As usual, here is the link to the more developed post in French.

Friday, May 22, 2009

Arab Women in Politics: a Quite Revolution

Ten years exactly after they got the right to vote, four Kuwaiti ladies win parliamentary seats. Despite the well-spread clichés, the last elections in Kuwait confirm a trend already noticed for instance in Jordan when a lady won in November 2007, for the first time in the country’s history, a parliamentary seat.

In Arab modern history, women’s affirmation traces back to the end of the XIXth century, a political affirmation followed a few decades later by well-known political activists like the Egyptian Hoda Shaarawi or the Syrian Nadhira Zayn al-Din.
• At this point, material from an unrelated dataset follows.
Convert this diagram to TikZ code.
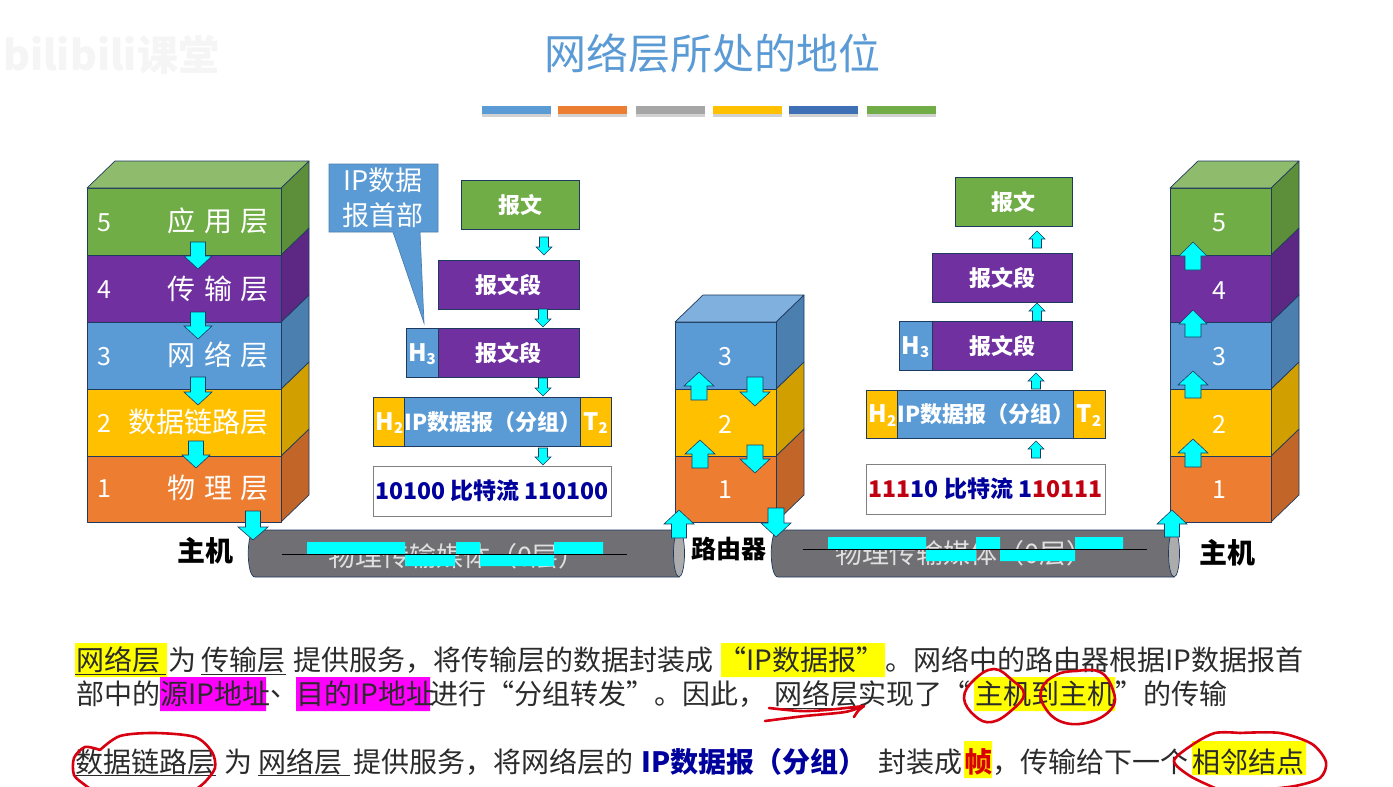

Independence has been, in many countries, the golden age for Arab women as their participation to the political life has constantly declined since, partly because this participation has been dictated by regimes which have lost any credibility to people looking for solutions from a Islamic dictated agenda.

But the trend toward the progressive vanishing of women’s participation in Arab politics could reverse as political “modernization” has became a “necessity” in the post 9-11 world, and with a ever-growing number of young educated women aiming at more individual identity and way of life.

In the Gulf states, often caricatured for its backwardness especially regarding women’s lib issues, some positive changes have already taken place as mentioned in a previous post about Saudi Arabia. After sheikha bint Nasser al-Missned, Qatar’s first lady, was named on 2008 Forbes magazine's list of the world's 100 most powerful women in the world, it was Nura Al-Faiz’s turn to appear in Time Magazine’s list of 100 most influential people in the world, after she had been appointed Saudi Arabia`s first woman minister.